Task prompt: Take every line from the first down to the line with "const groups = ['Allergic" and set it down exactly, without the pictures.

[begin Data]

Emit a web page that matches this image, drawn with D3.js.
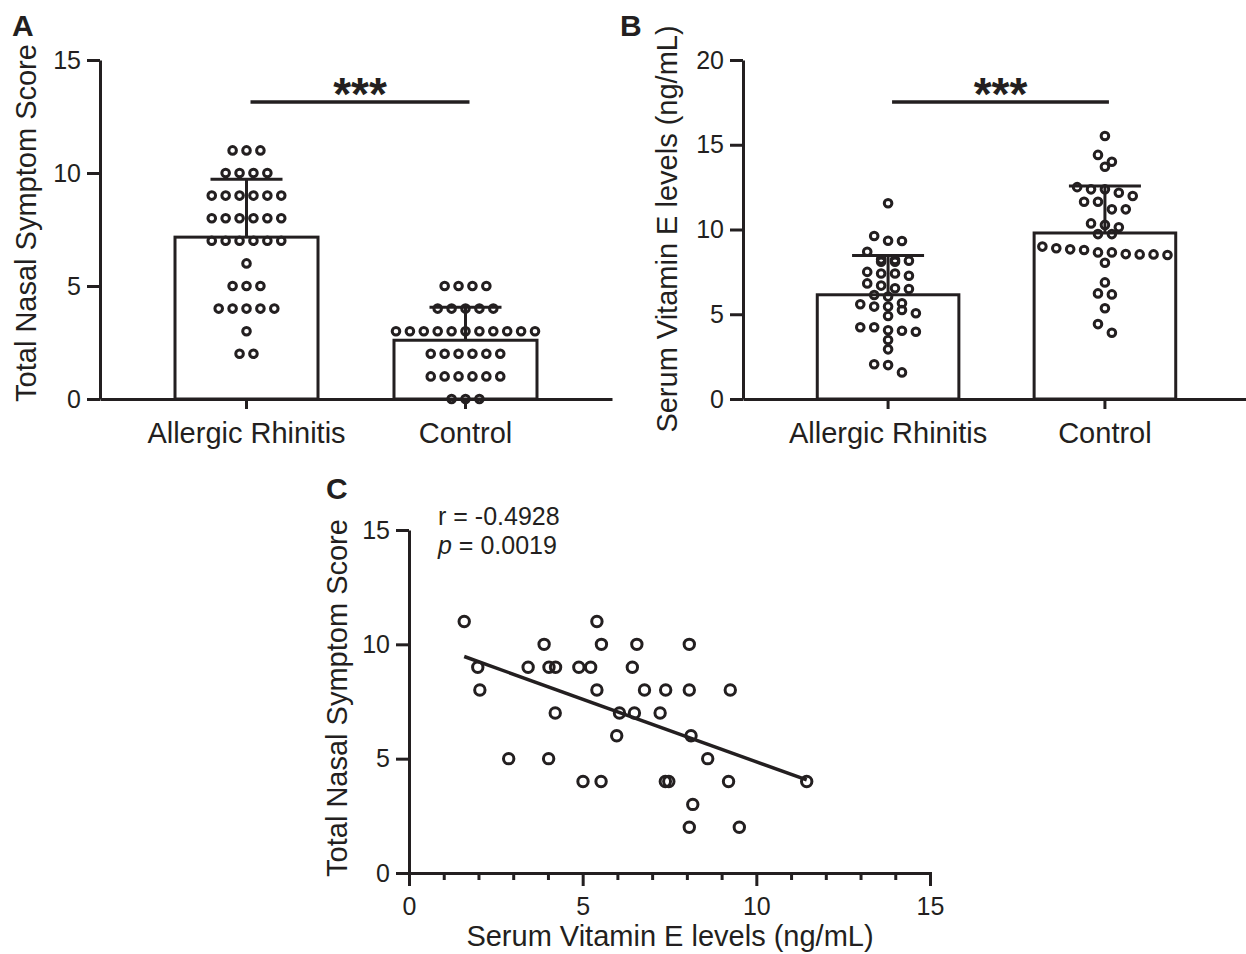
<!DOCTYPE html>
<html>
<head>
<meta charset="utf-8">
<script src="https://cdn.jsdelivr.net/npm/d3@7"></script>
<style>
  body { margin: 0; background: #fff; }
  svg text { font-family: "Liberation Sans", Arial, sans-serif; fill: #231f20; }
</style>
</head>
<body>
<svg id="svg" width="1246" height="954"></svg>
<script>
// ---- data ----
const groups = ['Allergic Rhinitis', 'Control'];

// A: total nasal symptom score per subject
const tnssAR = [11, 11, 11, 10, 10, 10, 10, 9, 9, 9, 9, 9, 9, 8, 8, 8, 8, 8, 8,
  7, 7, 7, 7, 7, 7, 6, 5, 5, 5, 4, 4, 4, 4, 4, 3, 2, 2];
const tnssControl = [5, 5, 5, 5, 4, 4, 4, 4, 4, 3, 3, 3, 3, 3, 3, 3, 3, 3, 3, 3,
  2, 2, 2, 2, 2, 2, 1, 1, 1, 1, 1, 1, 0, 0, 0];

// B: serum vitamin E (ng/mL) per subject
const vitEAR = [11.55, 9.62, 9.32, 9.34, 8.69, 8.1, 8.1, 8.2, 8.24, 8.16, 7.5, 7.4, 7.4, 7.27,
  6.82, 6.53, 6.69, 6.49, 6.14, 6.04, 5.45, 5.45, 4.9, 5.65, 5.06, 5.25, 5.59,
  4.03, 4.06, 3.97, 4.23, 4.23, 3.48, 2.93, 2.05, 2.0, 1.57];
const vitEControl = [15.52, 14.4, 13.7, 14.0, 12.37, 12.5, 12.17, 12.37, 11.98, 11.64, 11.64,
  11.19, 11.19, 10.36, 10.27, 10.13, 9.73, 9.73, 8.83, 8.55, 8.99, 8.5, 8.65, 8.89,
  8.53, 8.53, 8.65, 8.79, 8.04, 6.88, 6.23, 6.17, 5.35, 4.42, 3.91];

// C: correlation, vitamin E (x) vs TNSS (y)
const corrVitE = [1.59, 5.41, 3.89, 5.54, 6.56, 8.07, 1.98, 3.43, 4.03, 4.22, 4.89, 5.23, 6.43,
  2.04, 5.41, 6.78, 7.39, 8.07, 9.25, 4.21, 6.06, 6.49, 7.23, 5.98, 8.12, 2.87, 4.02, 8.6,
  5.01, 5.53, 7.38, 7.48, 9.2, 11.45, 8.17, 8.07, 9.51];
const corrTNSS = [11, 11, 10, 10, 10, 10, 9, 9, 9, 9, 9, 9, 9,
  8, 8, 8, 8, 8, 8, 7, 7, 7, 7, 6, 6, 5, 5, 5,
  4, 4, 4, 4, 4, 4, 3, 2, 2];
const corrR = '-0.4928';
const corrP = '0.0019';

const ink = '#231f20';
const svg = d3.select('#svg');

// GraphPad-like scatter: bin by pixel height, centre each bin as a row
const swarm = (values, y, cx, step, gap) => {
  const pts = values.map(v => ({ v, y: y(v) })).sort((a, b) => a.y - b.y);
  const bins = [];
  pts.forEach(p => {
    const last = bins[bins.length - 1];
    if (last && p.y - last[0].y <= gap) last.push(p); else bins.push([p]);
  });
  bins.forEach(bin => bin.forEach((p, i) => { p.x = cx + (i - (bin.length - 1) / 2) * step; }));
  return pts;
};

const styleAxis = (g, fontSize) => {
  g.attr('font-family', null).attr('font-size', null);
  g.select('.domain').attr('stroke', ink).attr('stroke-width', 3);
  g.selectAll('.tick line').attr('stroke', ink).attr('stroke-width', 3);
  g.selectAll('.tick text').style('font-size', fontSize + 'px').attr('fill', ink);
};

const barPanel = (cfg) => {
  const g = svg.append('g');
  const y = d3.scaleLinear().domain(cfg.yDomain).range([399, 60]);
  const x = d3.scaleBand().domain(groups).range(cfg.xRange)
    .paddingInner(0.347).paddingOuter(0.3425);

  g.append('g').attr('transform', `translate(${cfg.xRange[0]},0)`)
    .call(d3.axisLeft(y).tickValues(cfg.yTicks).tickSize(13).tickSizeOuter(0).tickPadding(6))
    .call(a => styleAxis(a, 25));

  // bars (mean) with SD whisker upwards
  cfg.series.forEach((vals, i) => {
    const cat = groups[i];
    const mean = d3.mean(vals);
    const sd = d3.deviation(vals);
    g.append('rect')
      .attr('x', x(cat)).attr('y', y(mean))
      .attr('width', x.bandwidth()).attr('height', y(0) - y(mean))
      .attr('fill', 'none').attr('stroke', ink).attr('stroke-width', 3);
    const cx = x(cat) + x.bandwidth() / 2;
    g.append('line').attr('x1', cx).attr('x2', cx).attr('y1', y(mean)).attr('y2', y(mean + sd))
      .attr('stroke', ink).attr('stroke-width', 3);
    g.append('line').attr('x1', cx - 36).attr('x2', cx + 36).attr('y1', y(mean + sd)).attr('y2', y(mean + sd))
      .attr('stroke', ink).attr('stroke-width', 3);

    g.selectAll(null).data(swarm(vals, y, cx, 13.9, 9)).enter().append('circle')
      .attr('cx', d => d.x).attr('cy', d => d.y).attr('r', 3.8)
      .attr('fill', 'none').attr('stroke', ink).attr('stroke-width', 3);
  });

  g.append('g').attr('transform', 'translate(0,399)')
    .call(d3.axisBottom(x).tickSize(10).tickSizeOuter(0).tickPadding(13))
    .call(a => styleAxis(a, 29));

  // significance bracket
  const c0 = x(groups[0]) + x.bandwidth() / 2 + 4;
  const c1 = x(groups[1]) + x.bandwidth() / 2 + 4;
  g.append('line').attr('x1', c0).attr('x2', c1).attr('y1', 102).attr('y2', 102)
    .attr('stroke', ink).attr('stroke-width', 3.5);
  g.append('text').attr('x', (c0 + c1) / 2).attr('y', 110).attr('text-anchor', 'middle')
    .style('font-size', '46px').style('font-weight', 'bold').text('***');

  g.append('text').attr('transform', `translate(${cfg.titleX},${cfg.titleY}) rotate(-90)`)
    .attr('text-anchor', 'middle').style('font-size', '29px').text(cfg.title);
  g.append('text').attr('x', cfg.letterX).attr('y', 36)
    .style('font-size', '30px').style('font-weight', 'bold').text(cfg.letter);
};

barPanel({
  series: [tnssAR, tnssControl], yDomain: [0, 15], yTicks: [0, 5, 10, 15],
  xRange: [100, 612], title: 'Total Nasal Symptom Score', titleX: 36, titleY: 223,
  letter: 'A', letterX: 12
});
barPanel({
  series: [vitEAR, vitEControl], yDomain: [0, 20], yTicks: [0, 5, 10, 15, 20],
  xRange: [743, 1250], title: 'Serum Vitamin E levels (ng/mL)', titleX: 677, titleY: 229,
  letter: 'B', letterX: 620
});

// ---- panel C ----
const gc = svg.append('g');
const xC = d3.scaleLinear().domain([0, 15]).range([409, 930]);
const yC = d3.scaleLinear().domain([0, 15]).range([873, 530]);

gc.append('g').attr('transform', 'translate(409,0)')
  .call(d3.axisLeft(yC).tickValues([0, 5, 10, 15]).tickSize(13).tickSizeOuter(0).tickPadding(6))
  .call(a => styleAxis(a, 25));
gc.append('g').attr('transform', 'translate(0,873)')
  .call(d3.axisBottom(xC).tickValues(d3.range(0, 16).filter(v => v % 5)).tickSize(7).tickFormat(''))
  .call(a => styleAxis(a, 25));
gc.append('g').attr('transform', 'translate(0,873)')
  .call(d3.axisBottom(xC).tickValues([0, 5, 10, 15]).tickSize(13).tickSizeOuter(0).tickPadding(11))
  .call(a => styleAxis(a, 25));

const pairs = corrVitE.map((v, i) => ({ x: v, y: corrTNSS[i] }));
const mx = d3.mean(pairs, d => d.x), my = d3.mean(pairs, d => d.y);
const slope = d3.sum(pairs, d => (d.x - mx) * (d.y - my)) / d3.sum(pairs, d => (d.x - mx) ** 2);
const [xMin, xMax] = d3.extent(pairs, d => d.x);
const fit = [xMin, xMax].map(v => ({ x: v, y: my + slope * (v - mx) }));

gc.selectAll(null).data(pairs).enter().append('circle')
  .attr('cx', d => xC(d.x)).attr('cy', d => yC(d.y)).attr('r', 5.2)
  .attr('fill', 'none').attr('stroke', ink).attr('stroke-width', 3);

gc.append('path')
  .attr('d', d3.line().x(d => xC(d.x)).y(d => yC(d.y))(fit))
  .attr('fill', 'none').attr('stroke', ink).attr('stroke-width', 3.5);

gc.append('text').attr('x', 438).attr('y', 525).style('font-size', '25px').text(`r = ${corrR}`);
const pt = gc.append('text').attr('x', 438).attr('y', 554).style('font-size', '25px');
pt.append('tspan').style('font-style', 'italic').text('p');
pt.append('tspan').text(` = ${corrP}`);

gc.append('text').attr('transform', 'translate(347,698) rotate(-90)')
  .attr('text-anchor', 'middle').style('font-size', '29px').text('Total Nasal Symptom Score');
gc.append('text').attr('x', 670).attr('y', 946).attr('text-anchor', 'middle')
  .style('font-size', '29px').text('Serum Vitamin E levels (ng/mL)');
gc.append('text').attr('x', 326).attr('y', 499)
  .style('font-size', '30px').style('font-weight', 'bold').text('C');
</script>
</body>
</html>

[end Data]

Final answer:
Emit a web page that matches this image, drawn with D3.js.
<!DOCTYPE html>
<html>
<head>
<meta charset="utf-8">
<script src="https://cdn.jsdelivr.net/npm/d3@7"></script>
<style>
  body { margin: 0; background: #fff; }
  svg text { font-family: "Liberation Sans", Arial, sans-serif; fill: #231f20; }
</style>
</head>
<body>
<svg id="svg" width="1246" height="954"></svg>
<script>
// ---- data ----
const groups = ['Allergic Rhinitis', 'Control'];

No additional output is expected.